Two disastrous fires occurred in downtown Baltimore at the site of the Grand Lodge of Maryland destroying many valuable documents containing the very early history of Washington Lodge, among others In World War one, and the following period was one of growth in all Lodges. No. 3 gained many members.


In 1920, the Sesqui-Centennial Celebration was held with very appropriate Ceremonies. Several of the Committee members who planned that occasion were active at the writing of the sketch for the 175th Anniversary Celebration. The Lodge had a period of normal activity until the Depression Era of 1930 to 1936 when, with its Sister Bodies, its economic Scheme was disorganized. A gradual recovery was begun in 1937.


The newly elected Worshipful Master, Michael Struck, instituted a Memorial Service for those who had been called from labor to rest in the previous year. The Ceremony was so inspiring and impressive that in 1941, a permanent form of Memorial Service was drafted and has been continued through the years.


At a Special Communication in celebration of George Washington’s Birthday, the Grand Lodge of Maryland conferred the Master Mason Degree with M\W\G\M\ John Hesse occupying the East.By special request, Fredericksburg Lodge #4 of Fredericksburg, Virginia, attended the meeting, bringing with them, under the usual escort of four Past Masters, the same Bible that was used when George Washington assumed his three Masonic Obligations and during his tenure as Master of his Lodge. This Bible was again upon the Alter in Washington Lodge #3 on February 18, 1999.To add to this eventful evening, an Honor Guard of Master Masons in military service stationed at Fort Holabird presented Old Glory to the East. The Flag was halted at the Alter while Major Bradford, who took part in the presentation and a member of Doric Lodge #124, proclaimed the toast - here’s to the red of it; here’s to the white of it; here’s to the blue of it; and so on. The Flag was then advanced to the East and placed in its place of honor to the right of the Worshipful Master. To the best of our knowledge, it was the first time such a ceremony had been performed in a Masonic Lodge. It was from this presentation that the idea of a Flag ceremony was conceived. In 1941 Worshipful Master Allen Kittrel incorporated the Pledge of Allegiance and the singing of one verse of the National Anthem. The ceremony was brought to the attention of the Grand Lodge, which after modification was adopted in the opening of all Maryland Lodges. 1943: During the War, The Washington Gazette, a Lodge Newspaper was started and was published until 1948. It was the only Masonic Paper of its kind in Maryland. It was started again in 1999 by Worshipful Master R. Frederick Lunn of Washington Lodge No. 3.

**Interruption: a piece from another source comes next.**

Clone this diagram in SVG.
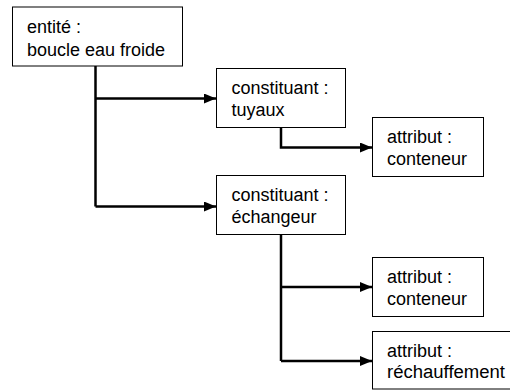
<svg xmlns="http://www.w3.org/2000/svg" width="510" height="392" viewBox="0 0 510 392">
<style>
.box{fill:#fff;stroke:#000;stroke-width:1}
.t{font-family:"Liberation Sans",Arial,sans-serif;font-size:18px;fill:#000}
.c{fill:none;stroke:#000;stroke-width:2.5}
</style>
<defs>
<marker id="ah" viewBox="0 0 12 10" refX="12" refY="5" markerWidth="12" markerHeight="10" markerUnits="userSpaceOnUse" orient="auto">
<path d="M0,0 L12,5 L0,10 Z" fill="#000"/>
</marker>
</defs>
<rect width="510" height="392" fill="#fff"/>
<g id="connectors">
<path class="c" d="M95.5,66 V206.5"/>
<path class="c" d="M95.5,98.5 H216" marker-end="url(#ah)"/>
<path class="c" d="M95.5,206.5 H216" marker-end="url(#ah)"/>
<path class="c" d="M281,128 V147.5 H372" marker-end="url(#ah)"/>
<path class="c" d="M281,235 V361"/>
<path class="c" d="M281,287 H372" marker-end="url(#ah)"/>
<path class="c" d="M281,361 H372" marker-end="url(#ah)"/>
</g>
<g id="n1"><rect class="box" x="12.5" y="7" width="170" height="59"/><text class="t" x="27" y="33">entité :</text><text class="t" x="27" y="55.5">boucle eau froide</text></g>
<g id="n2"><rect class="box" x="216.5" y="68.5" width="129" height="59"/><text class="t" x="231.5" y="93.5">constituant :</text><text class="t" x="231.5" y="115.5">tuyaux</text></g>
<g id="n3"><rect class="box" x="372.5" y="117.5" width="111" height="59"/><text class="t" x="387" y="142.5">attribut :</text><text class="t" x="387" y="164.5">conteneur</text></g>
<g id="n4"><rect class="box" x="216.5" y="175.5" width="129" height="59"/><text class="t" x="231.5" y="200.5">constituant :</text><text class="t" x="231.5" y="222.5">échangeur</text></g>
<g id="n5"><rect class="box" x="372.5" y="257.5" width="111" height="59"/><text class="t" x="387" y="282.5">attribut :</text><text class="t" x="387" y="304.5">conteneur</text></g>
<g id="n6"><rect class="box" x="372.5" y="331.5" width="140" height="57.5"/><text class="t" x="387" y="356.5">attribut :</text><text class="t" x="387" y="378" textLength="118" lengthAdjust="spacingAndGlyphs">réchauffement</text></g>
</svg>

The 150th Anniversary Dinner of Washington Lodge was held at the Lyric Theater in 1920 when more than 1000 persons were present. The 175th Anniversary Dinner was held at the Lord Baltimore Hotel on June 30, 1945. Wartime restrictions confined the attendance to 400 guests. It started with Religious Services at St. John’s Church on Huntington Avenue on St. John the Baptist Day, June 24, 1945. It was followed with a Special Communication on June 28, 1945 in the Grand Lodge Room, with M\W\G\M\ Daniel Hope and his Grand Line Officers, Past Grand Masters and heads of the Coordinate Bodies of Maryland Masonry in attendance. M\W\ Carl H. Clancy, Past Grand Master of the District of Columbia, and a noted Masonic author, was the principal speaker of the evening following the banquet at the Lord Baltimore Hotel. There is no record of celebration of our 100th Anniversary in 1870 because of the loss of our Minute books. This was another dark period in the history of Masonry as it was at this time that the Papal Bull was so strictly enforced that many members of the Fraternity withdrew because of their religious affiliation.


On February 6, 1947, Brother Past Master George C. Wareheim examined 23 members in the Sublime Degree of Master Mason.


On September 5th, 1957 the Lodge contributed to the restoration fund of the U.S.S. Constellation. The contribution fund was in memory of P. M. David Stodder of Washington Lodge No. 3, who built the boat. That evening, Bro. Donald Stewart the Skipper of the Frigate at that time, presented Washington Lodge with a Flag that was flown on one of her many voyages.


Washington Lodge celebrated its bi-centennial.


On April 17th, 1976 members of Washington Lodge No. 3 gathered together with other Masons in Easton, Maryland to rededicate Freemasonry in Maryland; on the 189th Anniversary of the founding of The Grand Lodge of Maryland.